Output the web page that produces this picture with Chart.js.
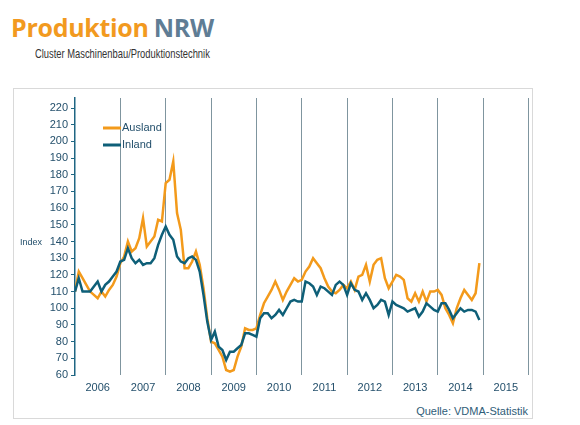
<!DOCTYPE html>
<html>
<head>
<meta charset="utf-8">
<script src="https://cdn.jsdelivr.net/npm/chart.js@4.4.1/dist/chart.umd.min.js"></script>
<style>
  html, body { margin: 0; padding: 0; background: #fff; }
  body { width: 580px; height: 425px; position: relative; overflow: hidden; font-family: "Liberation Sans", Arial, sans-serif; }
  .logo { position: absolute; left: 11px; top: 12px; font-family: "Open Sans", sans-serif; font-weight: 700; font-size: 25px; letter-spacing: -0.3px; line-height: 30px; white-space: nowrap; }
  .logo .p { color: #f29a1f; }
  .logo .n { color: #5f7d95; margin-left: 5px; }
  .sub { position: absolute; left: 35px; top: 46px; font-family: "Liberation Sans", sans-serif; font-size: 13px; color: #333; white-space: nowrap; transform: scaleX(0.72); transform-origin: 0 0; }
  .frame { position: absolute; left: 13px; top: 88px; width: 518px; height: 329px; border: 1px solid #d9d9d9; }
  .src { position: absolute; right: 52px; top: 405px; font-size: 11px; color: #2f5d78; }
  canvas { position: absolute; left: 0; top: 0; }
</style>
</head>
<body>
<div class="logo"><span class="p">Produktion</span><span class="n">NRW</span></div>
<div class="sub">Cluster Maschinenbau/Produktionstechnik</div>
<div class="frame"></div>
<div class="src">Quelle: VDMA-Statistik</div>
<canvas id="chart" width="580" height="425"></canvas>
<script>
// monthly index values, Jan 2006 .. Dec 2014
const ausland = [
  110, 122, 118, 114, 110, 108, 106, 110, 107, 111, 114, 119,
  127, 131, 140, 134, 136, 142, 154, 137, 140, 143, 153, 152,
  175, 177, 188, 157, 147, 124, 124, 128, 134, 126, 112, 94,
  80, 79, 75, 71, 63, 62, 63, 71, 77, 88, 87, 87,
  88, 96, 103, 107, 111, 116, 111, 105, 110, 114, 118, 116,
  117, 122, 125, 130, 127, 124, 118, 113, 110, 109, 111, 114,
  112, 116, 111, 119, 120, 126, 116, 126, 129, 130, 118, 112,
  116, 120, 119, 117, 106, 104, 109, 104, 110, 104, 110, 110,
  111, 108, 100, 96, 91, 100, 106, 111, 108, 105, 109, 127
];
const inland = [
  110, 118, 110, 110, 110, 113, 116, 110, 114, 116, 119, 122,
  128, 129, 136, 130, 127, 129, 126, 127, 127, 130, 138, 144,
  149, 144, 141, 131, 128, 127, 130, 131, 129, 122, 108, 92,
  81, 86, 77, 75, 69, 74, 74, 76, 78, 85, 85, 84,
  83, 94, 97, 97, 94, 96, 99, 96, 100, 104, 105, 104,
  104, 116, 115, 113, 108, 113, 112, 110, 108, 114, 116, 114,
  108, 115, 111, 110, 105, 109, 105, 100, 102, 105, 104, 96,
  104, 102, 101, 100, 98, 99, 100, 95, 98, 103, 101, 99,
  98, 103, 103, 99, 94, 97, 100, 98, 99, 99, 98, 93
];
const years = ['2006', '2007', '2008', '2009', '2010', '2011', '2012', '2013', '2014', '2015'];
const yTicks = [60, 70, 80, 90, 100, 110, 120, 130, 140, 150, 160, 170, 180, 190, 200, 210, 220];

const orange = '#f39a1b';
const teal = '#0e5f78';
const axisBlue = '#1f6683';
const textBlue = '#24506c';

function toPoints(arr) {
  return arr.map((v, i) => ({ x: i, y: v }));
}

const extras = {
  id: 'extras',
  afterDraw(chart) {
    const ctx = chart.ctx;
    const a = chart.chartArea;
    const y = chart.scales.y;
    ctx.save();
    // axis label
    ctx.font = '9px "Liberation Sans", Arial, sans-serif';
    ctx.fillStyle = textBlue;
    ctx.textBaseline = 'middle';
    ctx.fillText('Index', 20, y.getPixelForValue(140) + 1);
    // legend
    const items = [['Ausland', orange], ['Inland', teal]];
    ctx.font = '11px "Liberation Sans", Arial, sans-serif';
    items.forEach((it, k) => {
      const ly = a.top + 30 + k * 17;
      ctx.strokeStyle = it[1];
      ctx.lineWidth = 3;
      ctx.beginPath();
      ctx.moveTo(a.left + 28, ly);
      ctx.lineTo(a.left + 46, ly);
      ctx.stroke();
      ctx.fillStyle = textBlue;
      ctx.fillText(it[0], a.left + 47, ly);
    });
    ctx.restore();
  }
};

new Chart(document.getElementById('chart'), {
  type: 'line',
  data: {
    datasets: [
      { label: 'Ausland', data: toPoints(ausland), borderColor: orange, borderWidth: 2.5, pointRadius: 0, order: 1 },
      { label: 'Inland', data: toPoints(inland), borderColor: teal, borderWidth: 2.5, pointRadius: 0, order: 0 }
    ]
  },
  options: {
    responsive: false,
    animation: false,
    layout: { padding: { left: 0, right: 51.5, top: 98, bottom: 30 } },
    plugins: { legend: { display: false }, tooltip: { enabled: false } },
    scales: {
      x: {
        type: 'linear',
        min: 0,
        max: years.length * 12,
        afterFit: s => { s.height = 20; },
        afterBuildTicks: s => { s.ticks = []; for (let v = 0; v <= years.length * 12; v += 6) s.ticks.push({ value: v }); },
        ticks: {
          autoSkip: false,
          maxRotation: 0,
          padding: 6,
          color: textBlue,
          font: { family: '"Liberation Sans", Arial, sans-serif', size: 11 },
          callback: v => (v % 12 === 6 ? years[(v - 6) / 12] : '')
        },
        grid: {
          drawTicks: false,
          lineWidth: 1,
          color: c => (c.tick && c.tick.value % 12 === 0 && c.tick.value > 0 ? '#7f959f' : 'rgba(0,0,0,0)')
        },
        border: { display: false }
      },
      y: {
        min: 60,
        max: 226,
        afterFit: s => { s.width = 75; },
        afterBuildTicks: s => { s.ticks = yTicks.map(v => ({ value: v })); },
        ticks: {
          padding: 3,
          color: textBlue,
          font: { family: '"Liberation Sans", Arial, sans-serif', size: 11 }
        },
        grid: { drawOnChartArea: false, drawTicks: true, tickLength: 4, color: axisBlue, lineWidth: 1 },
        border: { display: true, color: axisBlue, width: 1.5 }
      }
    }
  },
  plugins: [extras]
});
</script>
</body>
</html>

== == ==

Task details:
From start to finish, output the listing exactly, but omit its pictures.

Exercise response:
Output the web page that produces this picture with Chart.js.
<!DOCTYPE html>
<html>
<head>
<meta charset="utf-8">
<script src="https://cdn.jsdelivr.net/npm/chart.js@4.4.1/dist/chart.umd.min.js"></script>
<style>
  html, body { margin: 0; padding: 0; background: #fff; }
  body { width: 580px; height: 425px; position: relative; overflow: hidden; font-family: "Liberation Sans", Arial, sans-serif; }
  .logo { position: absolute; left: 11px; top: 12px; font-family: "Open Sans", sans-serif; font-weight: 700; font-size: 25px; letter-spacing: -0.3px; line-height: 30px; white-space: nowrap; }
  .logo .p { color: #f29a1f; }
  .logo .n { color: #5f7d95; margin-left: 5px; }
  .sub { position: absolute; left: 35px; top: 46px; font-family: "Liberation Sans", sans-serif; font-size: 13px; color: #333; white-space: nowrap; transform: scaleX(0.72); transform-origin: 0 0; }
  .frame { position: absolute; left: 13px; top: 88px; width: 518px; height: 329px; border: 1px solid #d9d9d9; }
  .src { position: absolute; right: 52px; top: 405px; font-size: 11px; color: #2f5d78; }
  canvas { position: absolute; left: 0; top: 0; }
</style>
</head>
<body>
<div class="logo"><span class="p">Produktion</span><span class="n">NRW</span></div>
<div class="sub">Cluster Maschinenbau/Produktionstechnik</div>
<div class="frame"></div>
<div class="src">Quelle: VDMA-Statistik</div>
<canvas id="chart" width="580" height="425"></canvas>
<script>
// monthly index values, Jan 2006 .. Dec 2014
const ausland = [
  110, 122, 118, 114, 110, 108, 106, 110, 107, 111, 114, 119,
  127, 131, 140, 134, 136, 142, 154, 137, 140, 143, 153, 152,
  175, 177, 188, 157, 147, 124, 124, 128, 134, 126, 112, 94,
  80, 79, 75, 71, 63, 62, 63, 71, 77, 88, 87, 87,
  88, 96, 103, 107, 111, 116, 111, 105, 110, 114, 118, 116,
  117, 122, 125, 130, 127, 124, 118, 113, 110, 109, 111, 114,
  112, 116, 111, 119, 120, 126, 116, 126, 129, 130, 118, 112,
  116, 120, 119, 117, 106, 104, 109, 104, 110, 104, 110, 110,
  111, 108, 100, 96, 91, 100, 106, 111, 108, 105, 109, 127
];
const inland = [
  110, 118, 110, 110, 110, 113, 116, 110, 114, 116, 119, 122,
  128, 129, 136, 130, 127, 129, 126, 127, 127, 130, 138, 144,
  149, 144, 141, 131, 128, 127, 130, 131, 129, 122, 108, 92,
  81, 86, 77, 75, 69, 74, 74, 76, 78, 85, 85, 84,
  83, 94, 97, 97, 94, 96, 99, 96, 100, 104, 105, 104,
  104, 116, 115, 113, 108, 113, 112, 110, 108, 114, 116, 114,
  108, 115, 111, 110, 105, 109, 105, 100, 102, 105, 104, 96,
  104, 102, 101, 100, 98, 99, 100, 95, 98, 103, 101, 99,
  98, 103, 103, 99, 94, 97, 100, 98, 99, 99, 98, 93
];
const years = ['2006', '2007', '2008', '2009', '2010', '2011', '2012', '2013', '2014', '2015'];
const yTicks = [60, 70, 80, 90, 100, 110, 120, 130, 140, 150, 160, 170, 180, 190, 200, 210, 220];

const orange = '#f39a1b';
const teal = '#0e5f78';
const axisBlue = '#1f6683';
const textBlue = '#24506c';

function toPoints(arr) {
  return arr.map((v, i) => ({ x: i, y: v }));
}

const extras = {
  id: 'extras',
  afterDraw(chart) {
    const ctx = chart.ctx;
    const a = chart.chartArea;
    const y = chart.scales.y;
    ctx.save();
    // axis label
    ctx.font = '9px "Liberation Sans", Arial, sans-serif';
    ctx.fillStyle = textBlue;
    ctx.textBaseline = 'middle';
    ctx.fillText('Index', 20, y.getPixelForValue(140) + 1);
    // legend
    const items = [['Ausland', orange], ['Inland', teal]];
    ctx.font = '11px "Liberation Sans", Arial, sans-serif';
    items.forEach((it, k) => {
      const ly = a.top + 30 + k * 17;
      ctx.strokeStyle = it[1];
      ctx.lineWidth = 3;
      ctx.beginPath();
      ctx.moveTo(a.left + 28, ly);
      ctx.lineTo(a.left + 46, ly);
      ctx.stroke();
      ctx.fillStyle = textBlue;
      ctx.fillText(it[0], a.left + 47, ly);
    });
    ctx.restore();
  }
};

new Chart(document.getElementById('chart'), {
  type: 'line',
  data: {
    datasets: [
      { label: 'Ausland', data: toPoints(ausland), borderColor: orange, borderWidth: 2.5, pointRadius: 0, order: 1 },
      { label: 'Inland', data: toPoints(inland), borderColor: teal, borderWidth: 2.5, pointRadius: 0, order: 0 }
    ]
  },
  options: {
    responsive: false,
    animation: false,
    layout: { padding: { left: 0, right: 51.5, top: 98, bottom: 30 } },
    plugins: { legend: { display: false }, tooltip: { enabled: false } },
    scales: {
      x: {
        type: 'linear',
        min: 0,
        max: years.length * 12,
        afterFit: s => { s.height = 20; },
        afterBuildTicks: s => { s.ticks = []; for (let v = 0; v <= years.length * 12; v += 6) s.ticks.push({ value: v }); },
        ticks: {
          autoSkip: false,
          maxRotation: 0,
          padding: 6,
          color: textBlue,
          font: { family: '"Liberation Sans", Arial, sans-serif', size: 11 },
          callback: v => (v % 12 === 6 ? years[(v - 6) / 12] : '')
        },
        grid: {
          drawTicks: false,
          lineWidth: 1,
          color: c => (c.tick && c.tick.value % 12 === 0 && c.tick.value > 0 ? '#7f959f' : 'rgba(0,0,0,0)')
        },
        border: { display: false }
      },
      y: {
        min: 60,
        max: 226,
        afterFit: s => { s.width = 75; },
        afterBuildTicks: s => { s.ticks = yTicks.map(v => ({ value: v })); },
        ticks: {
          padding: 3,
          color: textBlue,
          font: { family: '"Liberation Sans", Arial, sans-serif', size: 11 }
        },
        grid: { drawOnChartArea: false, drawTicks: true, tickLength: 4, color: axisBlue, lineWidth: 1 },
        border: { display: true, color: axisBlue, width: 1.5 }
      }
    }
  },
  plugins: [extras]
});
</script>
</body>
</html>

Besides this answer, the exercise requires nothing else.